- Born: Helen Jepson November 28, 1904 Titusville, Pennsylvania
- Died: September 16, 1997 (aged 92) Bradenton, Florida
- Occupation: Opera singer
- Spouse(s): George Poselle (19?? - 19??) Walter Dellera (19?? - 19??)

= Helen Jepson =

American opera singer (1904–1997)

Helen Jepson (November 28, 1904 – September 16, 1997) was an American lyric soprano.

== Early years ==
Jepson was born in Titusville, Pennsylvania, on November 28, 1904, (Two sources give her birthday as November 28, 1906.) and raised in Akron, Ohio, where she studied voice and performed in high school operatic productions. Her father operated a confectionery store in Akron. Her mother died when Helen was 13, an event that left her to care for her father and her sister, who was 3 at the time.

She attended the Curtis Institute in Philadelphia on scholarship. She sang with the Philadelphia Civic Opera Company and formed a four singer group called "The Mississippi Misses", traveling "6,000 miles in 12 weeks giving concerts in 87 towns".

== Career ==
Jepson's professional success accelerated in Philadelphia leading to a move to New York City with her husband, flautist George Poselle. (Two sources spell his last name Possell, rather than Poselle.) Her career in radio began in 1933 with a performance with the Hamburg Symphony Orchestra conducted by Philip James. The broadcast was only local to New Jersey. She would later perform on the radio with bandleaders Paul Whiteman and Rudy Vallee also. She was selected as "Most Important New Air Personality of 1934".

Her radio broadcasts attracted the attention of the Metropolitan Opera and her debut there was in John Laurence Seymour's one-act opera In the Pasha's Garden. Her husband also found employment with the Met. She sang leading soprano roles with at Metropolitan Opera from 1935 to 1941. Some of her best known roles while at the Met include Desdemona (Otello) and Marguerite (Faust). The Faust recording is still in print, as is her recording of Porgy and Bess; she was the first soprano to record in that role, and the extant recording of her was supervised by Gershwin himself.

Helen Jepson had a summer home in Wurtsboro, New York. On September 14, 1940 at the request of Wurtsboro Fire Chief Ed Wilkinson, Sr., Helen marched in the Sullivan County Volunteer Fireman's Parade in Monticello as an Honorary Chief of the Wurtsboro Fire Department.

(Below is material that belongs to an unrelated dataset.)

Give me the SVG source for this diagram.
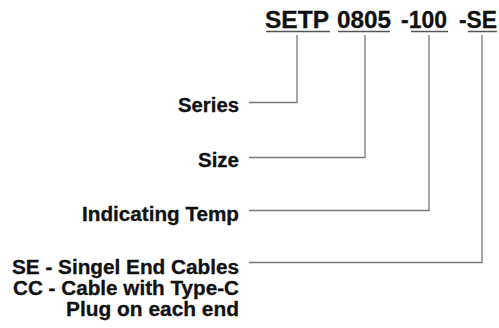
<svg xmlns="http://www.w3.org/2000/svg" width="499" height="328" viewBox="0 0 499 328">
<style>
.t{font-family:"Liberation Sans",Arial,sans-serif;font-weight:bold;fill:#111;stroke:#111;stroke-width:0.3;}
.title{font-size:23.5px;}
.lab{font-size:20px;text-anchor:end;}
.ul{stroke:#555;stroke-width:1.5;fill:none;}
.c{stroke:#777;stroke-width:1.3;fill:none;}
</style>
<rect width="499" height="328" fill="#fff"/>
<g id="code">
<text class="t title" x="265" y="28" textLength="64" lengthAdjust="spacingAndGlyphs">SETP</text>
<text class="t title" x="337" y="28" textLength="54" lengthAdjust="spacingAndGlyphs">0805</text>
<text class="t title" x="401" y="28" textLength="46" lengthAdjust="spacingAndGlyphs">-100</text>
<text class="t title" x="459" y="28" textLength="38" lengthAdjust="spacingAndGlyphs">-SE</text>
<path class="ul" d="M266 31.5H330M338 31.5H390M411 31.5H448M468 31.5H497"/>
</g>
<g id="series"><text class="t lab" x="239" y="112" textLength="61" lengthAdjust="spacingAndGlyphs">Series</text></g>
<g id="size"><text class="t lab" x="239" y="167" textLength="41" lengthAdjust="spacingAndGlyphs">Size</text></g>
<g id="temp"><text class="t lab" x="239" y="221" textLength="157" lengthAdjust="spacingAndGlyphs">Indicating Temp</text></g>
<g id="ending">
<text class="t lab" x="239" y="273.5" textLength="227" lengthAdjust="spacingAndGlyphs">SE - Singel End Cables</text>
<text class="t lab" x="239" y="294.5" textLength="226" lengthAdjust="spacingAndGlyphs">CC - Cable with Type-C</text>
<text class="t lab" x="239" y="315.5" textLength="173" lengthAdjust="spacingAndGlyphs">Plug on each end</text>
</g>
<g id="connectors">
<path class="c" d="M297 35V102.5H249"/>
<path class="c" d="M365 35V157.5H249"/>
<path class="c" d="M429 35V210.5H249"/>
<path class="c" d="M482 35V262.5H249"/>
</g>
</svg>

Jepson's attempt to move into Hollywood was unsuccessful, although it did expose her to wider audiences. Her only film role was 1938's unsuccessful The Goldwyn Follies, in which she sang the "Brindisi" from Verdi's La Traviata, Enrico Toselli's "La Serenata", the Gershwins' "Love Walked In", and "Sempre Libera", also from Verdi's La Traviata. Paramount offered her further work, but as filmed opera never proved successful, the deal never came to fruition.

Jepson and George Poselle were divorced and she married Walter Dellera, son of Ricardo Dellera, a conductor and voice coach for the Metropolitan Opera. Jepson then became a resident of Closter, New Jersey, where she gave music lessons at a studio in her home and lectured at the Junior College of Bergen County.

In later life, Jepson attended Seton Hall University and acquired a degree in speech therapy. She worked for the school district in Monmouth County, New Jersey as a speech therapist for children. When she retired she and Walter Dellera moved to Bradenton, Florida where she was very active with the Bradenton Opera Guild.

==Personal life==
Jepson and Possell had a daughter, Sallie Patricia; with Dellera she had a son, Ricardo.

==Death==
She died in Bradenton, Florida on September 16, 1997, aged 92.